Silvia Bizio su la Repubblica del 28/07/01 a pagina 38., 28 luglio 2001
Dopo l’entrata in guerra degli Stati Uniti, i navajo pronti ad arruolarsi furono respinti perché molti comandanti non si fidavano di loro: alla fine, l’ingegnere della marina Philip Johnston (che era cresciuto in una riserva navajo) ebbe l’idea di usare la loro lingua come codice crittografico
Dopo l’entrata in guerra degli Stati Uniti, i navajo pronti ad arruolarsi furono respinti perché molti comandanti non si fidavano di loro: alla fine, l’ingegnere della marina Philip Johnston (che era cresciuto in una riserva navajo) ebbe l’idea di usare la loro lingua come codice crittografico.

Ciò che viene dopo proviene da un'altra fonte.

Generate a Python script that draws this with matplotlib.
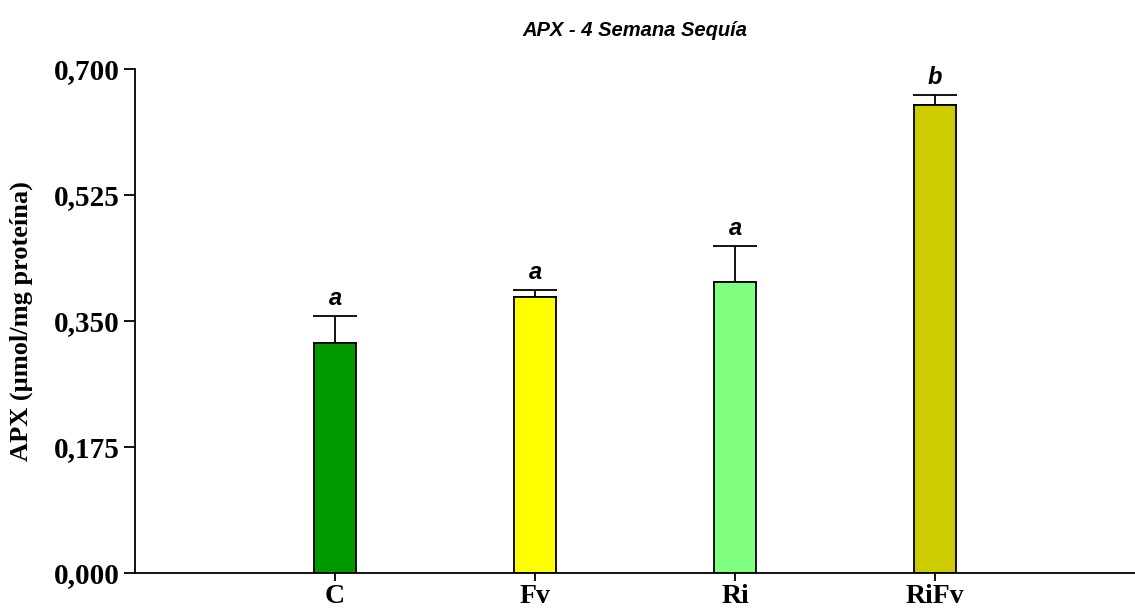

I navajo arruolati furono 3.600: 420 divennero crittografi e radiofonisti e gli vennero affidate le comunicazioni nel Pacifico. Il segreto della lingua navajo è che il significato delle parole cambia a seconda delle tonalità con cui vengono pronunciate e una sola parola può corrispondere a un’intera frase. I radiofonisti dovevano tradurre ogni parola in inglese, usando la prima lettera per comporre l’espressione voluta: le parole navajo "wol-la-chee" (ant, formica), "be-la-sana" (apple, mela), "tse-nill" (axe, accetta), valevano tutte per la lettera "a". Per dare un nome ai moderni macchinari, i navajo utilizzarono 600 nuove parole prese dalla natura: i bombardieri divennero "jaysho", "avvoltoi"; le bombe "ayeshi", "uova"; i sottomarini "beshlo", "pesci di ferro"; gli aerei spia "neashai", "civette". I nomi dati ai nemici: i giapponesi erano "Benhaalitsisiem", "occhi a fessura"; Hitler "Daghailchiih", "baffo puzzolente"; Mussolini "Adee’yaats’iin Tsoh", "mento grosso come una zucca vuota". Il codice rimase segreto fino al 1968 perchè il Pentagono sperava di poterlo riutilizzare. Il 17 settembre 1992 il governo americano riconobbe il contributo navajo e venne inaugurata una mostra con fotografie, attrezzature e il codice originale, tuttora aperta al pubblico.